Retailers need lower business costs to invest in people, places and prices, says BRC
The Chief Executive of the British Retail Consortium (BRC) has responded to the Spring Statement, highlighting the need for government to lower business costs so that retailers can reinvest in their employees, retail locations and prices.
"Retail has unparalleled reach across the country and stands ready to work with the Government to ‘spread’ and ‘unlock’ opportunity in every part of Britain. But to do so, the Government must get a grip on the cost of doing business so retailers can invest confidently in people, places, and prices," said BRC CEO Helen Dickinson.
"While household finances may improve later in the Parliament, the immediate risk is to jobs, especially in retail. At a time when job vacancies are falling and confidence is weak, the priority should be protecting employment and strengthening living standards.
"Instead, retailers face a cost-of-doing-business crisis. Employment costs rose by more than £5 billion last year, and poorly implemented reforms in the Employment Rights Act risk adding further cost and complexity at the worst possible moment. Reforms must raise standards without deterring hiring."

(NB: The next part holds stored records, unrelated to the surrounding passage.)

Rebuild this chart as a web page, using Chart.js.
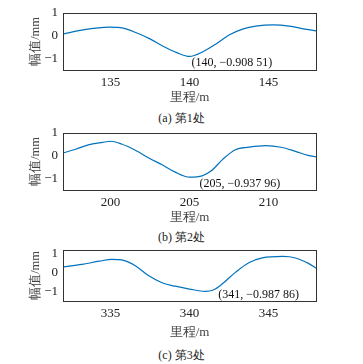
<!DOCTYPE html>
<html>
<head>
<meta charset="utf-8">
<script src="https://cdn.jsdelivr.net/npm/chart.js@4"></script>
<style>
body { margin: 0; background: #fff; width: 363px; height: 364px; position: relative; overflow: hidden; }
.box { position: absolute; left: 0; width: 363px; }
.cap { position: absolute; left: 0; width: 363px; text-align: center; color: #222;
       font: 12px "Liberation Serif", "Times New Roman", serif; line-height: 14px; }
</style>
</head>
<body>
<div class="box" style="top:0;height:105px"><canvas id="c1"></canvas></div>
<div class="cap" style="top:111px">(a) 第1处</div>
<div class="box" style="top:120px;height:105px"><canvas id="c2"></canvas></div>
<div class="cap" style="top:230px">(b) 第2处</div>
<div class="box" style="top:237px;height:103px"><canvas id="c3"></canvas></div>
<div class="cap" style="top:348px">(c) 第3处</div>
<script>
// 第1处
const mileage1 = [132, 133.25, 134.9, 135.8, 136.6, 137.5, 138.3, 139.2, 140, 140.85, 141.7, 142.5, 143.4, 144.2, 145.3, 146.3, 147.2, 148];
const amp1 = [0.07, 0.25, 0.37, 0.33, 0.14, -0.14, -0.45, -0.74, -0.908, -0.70, -0.35, 0.03, 0.30, 0.42, 0.47, 0.42, 0.30, 0.21];
const xTicks1 = [135, 140, 145];

// 第2处
const mileage2 = [197, 197.8, 198.6, 199.5, 200, 200.7, 201.6, 202.4, 203.3, 204.1, 205, 205.8, 206.4, 207.1, 207.9, 208.75, 209.8, 210.8, 211.7, 212.5, 213];
const amp2 = [0.12, 0.28, 0.47, 0.58, 0.63, 0.51, 0.23, -0.09, -0.41, -0.72, -0.938, -0.88, -0.65, -0.16, 0.26, 0.37, 0.44, 0.37, 0.19, 0.01, -0.05];
const xTicks2 = [200, 205, 210];

// 第3处
const mileage3 = [332, 333.2, 334.3, 335.1, 335.7, 336.6, 337.4, 338.3, 339.1, 340, 341, 341.5, 342.1, 342.9, 343.75, 344.6, 345.9, 346.7, 347.55, 348];
const amp3 = [0.29, 0.43, 0.6, 0.7, 0.67, 0.35, -0.16, -0.55, -0.72, -0.87, -0.988, -0.92, -0.58, 0.01, 0.52, 0.77, 0.85, 0.77, 0.47, 0.23];
const xTicks3 = [335, 340, 345];

const yTicks = [-1, 0, 1];
const marks = [
  { x: 140, y: -0.90851, text: '(140, \u22120.908 51)' },
  { x: 205, y: -0.93796, text: '(205, \u22120.937 96)' },
  { x: 341, y: -0.98786, text: '(341, \u22120.987 86)' }
];

const numFont = '"Liberation Serif", "Times New Roman", serif';

const framePlugin = {
  id: 'frame',
  afterDatasetsDraw(chart, args, opts) {
    const a = chart.chartArea, ctx = chart.ctx;
    ctx.save();
    ctx.strokeStyle = '#333';
    ctx.lineWidth = 1;
    ctx.strokeRect(Math.round(a.left) + 0.5, Math.round(a.top) + 0.5, Math.round(a.right - a.left), Math.round(a.bottom - a.top));
    const m = opts.mark;
    if (m) {
      const px = chart.scales.x.getPixelForValue(m.x);
      const py = chart.scales.y.getPixelForValue(m.y);
      ctx.fillStyle = '#111';
      ctx.font = '12px ' + numFont;
      ctx.textBaseline = 'middle';
      ctx.fillText(m.text, px + opts.dx, py + opts.dy);
    }
    ctx.restore();
  }
};

function makeChart(id, xs, ys, xTicks, yMin, yMax, xAxisH, mark, dx, dy) {
  const pts = xs.map((v, i) => ({ x: v, y: ys[i] }));
  return new Chart(document.getElementById(id), {
    type: 'line',
    data: { datasets: [{ data: pts, borderColor: '#0072BD', borderWidth: 1.2, pointRadius: 0, cubicInterpolationMode: 'monotone', fill: false }] },
    options: {
      responsive: true,
      maintainAspectRatio: false,
      animation: false,
      layout: { padding: { left: 28, right: 47, top: 10, bottom: 0 } },
      plugins: { legend: { display: false }, tooltip: { enabled: false }, frame: { mark: mark, dx: dx, dy: dy } },
      scales: {
        x: {
          type: 'linear', min: xs[0], max: xs[xs.length - 1],
          grid: { display: false, drawTicks: false },
          border: { display: false },
          afterBuildTicks: s => { s.ticks = xTicks.map(v => ({ value: v })); },
          afterFit: s => { s.height = xAxisH; },
          ticks: { color: '#222', padding: 5, font: { family: numFont, size: 13 } },
          title: { display: true, text: '里程/m', color: '#444', padding: { top: 0, bottom: 0 }, font: { family: numFont, size: 13 } }
        },
        y: {
          min: yMin, max: yMax,
          grid: { display: false, drawTicks: false },
          border: { display: false },
          afterBuildTicks: s => { s.ticks = yTicks.map(v => ({ value: v })); },
          afterFit: s => { s.width = 35; },
          ticks: { color: '#222', padding: 5, font: { family: numFont, size: 13 }, callback: v => String(v).replace('-', '\u2212') },
          title: { display: true, text: '幅值/mm', color: '#444', padding: { top: 0, bottom: 0 }, font: { family: numFont, size: 12.5 } }
        }
      }
    },
    plugins: [framePlugin]
  });
}

makeChart('c1', mileage1, amp1, xTicks1, -1.5, 1, 35, marks[0], 2, 6);
makeChart('c2', mileage2, amp2, xTicks2, -1.5, 1, 35, marks[1], 10, 7);
makeChart('c3', mileage3, amp3, xTicks3, -1.5, 1.2, 39, marks[2], 13, 4);
</script>
</body>
</html>
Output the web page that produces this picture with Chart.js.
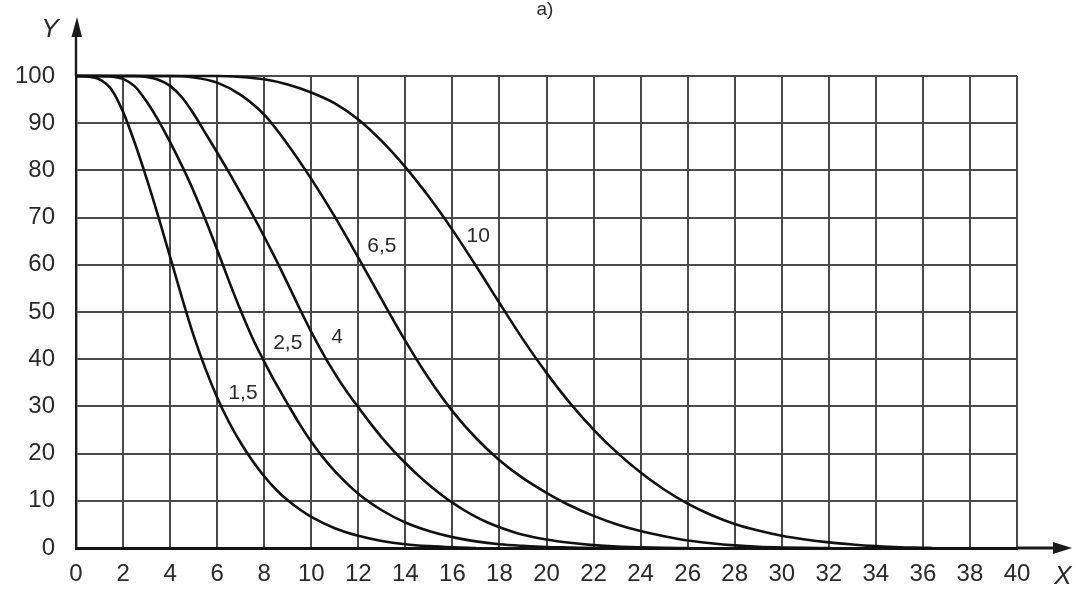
<!DOCTYPE html>
<html>
<head>
<meta charset="utf-8">
<script src="https://cdn.jsdelivr.net/npm/chart.js@4/dist/chart.umd.min.js"></script>
<style>
  html, body { margin: 0; padding: 0; background: #ffffff; }
  #wrap { width: 1076px; height: 592px; position: relative; }
</style>
</head>
<body>
<div id="wrap"><canvas id="c" width="1076" height="592"></canvas></div>
<script>
// ---- Data ----
const xTicks = [0,2,4,6,8,10,12,14,16,18,20,22,24,26,28,30,32,34,36,38,40];
const yTicks = [0,10,20,30,40,50,60,70,80,90,100];

const curveNames = ['1,5', '2,5', '4', '6,5', '10'];

const curve15X = [0,0.5,1,1.5,2,2.5,3,3.5,4,4.5,5,5.5,6,6.5,7,7.5,8,8.5,9,9.5,10,11,12,13,14,15,16,17];
const curve15Y = [100,99.9,99.3,97.2,92.4,85.8,78.3,70.2,61.7,53.1,45.0,38.0,31.9,26.7,22.3,18.5,15.2,12.4,10.1,8.2,6.6,4.2,2.6,1.5,0.8,0.4,0.15,0];

const curve25X = [0,1,1.5,2,2.5,3,3.5,4,4.5,5,5.5,6,6.5,7,7.5,8,8.5,9,9.5,10,10.5,11,12,13,14,15,16,17,18,19,20,21,22];
const curve25Y = [100,100,99.9,99.4,97.8,94.6,90.6,86.0,81.0,75.6,69.6,63.2,56.6,50.3,44.5,39.5,34.8,30.5,26.3,22.5,19.2,16.3,11.5,8.0,5.4,3.6,2.3,1.4,0.8,0.45,0.2,0.1,0];

const curve4X = [0,2.5,3,3.5,4,4.5,5,5.5,6,6.5,7,7.5,8,8.5,9,9.5,10,10.5,11,11.5,12,12.5,13,13.5,14,14.5,15,15.5,16,16.5,17,17.5,18,19,20,21,22,23,24,25,26];
const curve4Y = [100,100,99.8,99.2,97.9,95.5,92.0,87.9,83.8,79.6,75.2,70.7,66.0,61.1,56.0,50.8,45.8,41.2,37.0,33.2,29.8,26.5,23.4,20.6,18.0,15.6,13.4,11.4,9.6,8.0,6.6,5.4,4.4,2.8,1.8,1.1,0.6,0.3,0.15,0.05,0];

const curve65X = [0,4,5,6,7,8,9,10,11,12,13,14,15,16,17,18,19,20,21,22,23,24,25,26,27,28,29,30,31,32];
const curve65Y = [100,100,99.7,98.6,96.0,91.8,85.5,78.2,70.2,61.5,52.6,43.9,35.9,29.0,23.3,18.6,14.8,11.7,9.0,6.8,5.0,3.6,2.5,1.6,1.0,0.55,0.25,0.1,0.03,0];

const curve10X = [0,6,7,8,9,10,11,12,13,14,15,16,17,18,19,20,21,22,23,24,25,26,27,28,29,30,31,32,33,34,35,36,36.4];
const curve10Y = [100,100,99.8,99.3,98.2,96.5,94.2,90.8,86.2,80.7,74.4,67.4,59.8,51.9,44.2,37.1,30.7,25.1,20.2,16.0,12.4,9.4,7.0,5.1,3.7,2.6,1.8,1.2,0.75,0.4,0.15,0.05,0];

// ---- Build datasets ----
const seriesX = [curve15X, curve25X, curve4X, curve65X, curve10X];
const seriesY = [curve15Y, curve25Y, curve4Y, curve65Y, curve10Y];
const datasets = seriesX.map((xs, i) => ({
  label: curveNames[i],
  data: xs.map((v, k) => ({ x: v, y: seriesY[i][k] })),
  borderColor: '#111111',
  borderWidth: 2.6,
  pointRadius: 0,
  fill: false,
  cubicInterpolationMode: 'monotone',
  clip: false
}));

// label anchors (data coordinates) for the curve captions
const captionAnchors = [
  { x: 7.1,  y: 32.8 },
  { x: 9.0,  y: 43.4 },
  { x: 11.1, y: 44.6 },
  { x: 13.0, y: 63.9 },
  { x: 17.1, y: 66.1 }
];

const FONT = "'Liberation Sans', Arial, Helvetica, sans-serif";

const decor = {
  id: 'decor',
  afterDraw(chart) {
    const { ctx, chartArea, scales } = chart;
    const { left, right, top, bottom } = chartArea;
    ctx.save();
    // Y axis extension with arrow
    ctx.strokeStyle = '#1a1a1a';
    ctx.fillStyle = '#1a1a1a';
    ctx.lineWidth = 2.4;
    ctx.beginPath();
    ctx.moveTo(left, top);
    ctx.lineTo(left, 30);
    ctx.stroke();
    ctx.beginPath();
    ctx.moveTo(left + 1, 17);
    ctx.lineTo(left - 4.5, 37);
    ctx.lineTo(left + 6, 37);
    ctx.closePath();
    ctx.fill();
    // X axis extension with arrow
    ctx.lineWidth = 3;
    ctx.beginPath();
    ctx.moveTo(right, bottom);
    ctx.lineTo(1058, bottom);
    ctx.stroke();
    ctx.beginPath();
    ctx.moveTo(1072, bottom);
    ctx.lineTo(1053, bottom - 6);
    ctx.lineTo(1053, bottom + 6);
    ctx.closePath();
    ctx.fill();

    // Axis letters
    ctx.fillStyle = '#2a2a2a';
    ctx.textAlign = 'center';
    ctx.textBaseline = 'middle';
    ctx.font = 'italic 26px ' + FONT;
    ctx.fillText('Y', 50, 30);
    ctx.fillText('X', 1063, 577);

    // Title
    ctx.font = '19px ' + FONT;
    ctx.fillText('а)', 545, 10);

    // Curve captions
    ctx.font = '21px ' + FONT;
    captionAnchors.forEach((a, i) => {
      const px = scales.x.getPixelForValue(a.x);
      const py = scales.y.getPixelForValue(a.y);
      ctx.fillText(curveNames[i], px, py);
    });
    ctx.restore();
  }
};

new Chart(document.getElementById('c'), {
  type: 'line',
  data: { datasets },
  options: {
    responsive: false,
    animation: false,
    devicePixelRatio: 1,
    layout: { padding: { top: 76, right: 59, bottom: 0, left: 0 } },
    plugins: { legend: { display: false }, tooltip: { enabled: false }, title: { display: false } },
    scales: {
      x: {
        type: 'linear',
        min: 0, max: 40,
        afterBuildTicks: (s) => { s.ticks = xTicks.map(v => ({ value: v })); },
        afterFit: (s) => { s.height = 44; },
        ticks: { color: '#2a2a2a', font: { family: FONT, size: 24 }, padding: 12, maxRotation: 0, autoSkip: false },
        grid: { color: '#4a4a4a', lineWidth: 2, drawTicks: false },
        border: { display: true, color: '#141414', width: 3 }
      },
      y: {
        type: 'linear',
        min: 0, max: 100,
        afterBuildTicks: (s) => { s.ticks = yTicks.map(v => ({ value: v })); },
        afterFit: (s) => { s.width = 76; },
        ticks: { color: '#2a2a2a', font: { family: FONT, size: 24 }, padding: 21, autoSkip: false },
        grid: { color: '#4a4a4a', lineWidth: 2, drawTicks: false },
        border: { display: true, color: '#1a1a1a', width: 2.4 }
      }
    }
  },
  plugins: [decor]
});
</script>
</body>
</html>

The BRC reported in February that, according to its research, 61% of retail CFOs (Chief Financial Officers) and finance directors plan to “reduce the number of hours and overtime” for staff or even cut jobs altogether, with the BRC estimating that the cost of employing a full-time entry-level worker has therefore risen by 10%.
Across sectors in the UK, unemployment is expected to peak in 2026, according to the Office for Budget Responsibility (OBR), which published the Spring Statement on 3 March, before gradually declining to around 4.1% by 2030.
The forecast, which provides an interim view of public finances, projected real GDP growth at 1.1% in 2026, slightly lower than the 1.4% projected in the November 2025 Budget. In 2027 and 2028, this is expected to increase to 1.6%.
It also predicted that nominal weekly wage growth will slow to roughly 3.5% in 2026. CPI inflation is projected to fall to about 2.3% in 2026 and then remain around 2% over the following four years.
The OBR also specifically highlighted the risks from the current volatility of geopolitical and energy markets, especially regarding the conflict in the Middle East and its potential impact on gas and oil prices.
Dickinson added: "Today’s figures underline the scale of the economic challenge: growth is fragile, unemployment has climbed to 5.2% and is expected to rise, and businesses are cutting back."
"The Chancellor spoke about boosting investment in communities. Our high streets are the backbone of local economies, yet business rates continue to undermine their viability. While Government has taken some steps to fix the current system, it is broken and must be overhauled entirely to reduce the burden on the high street once and for all."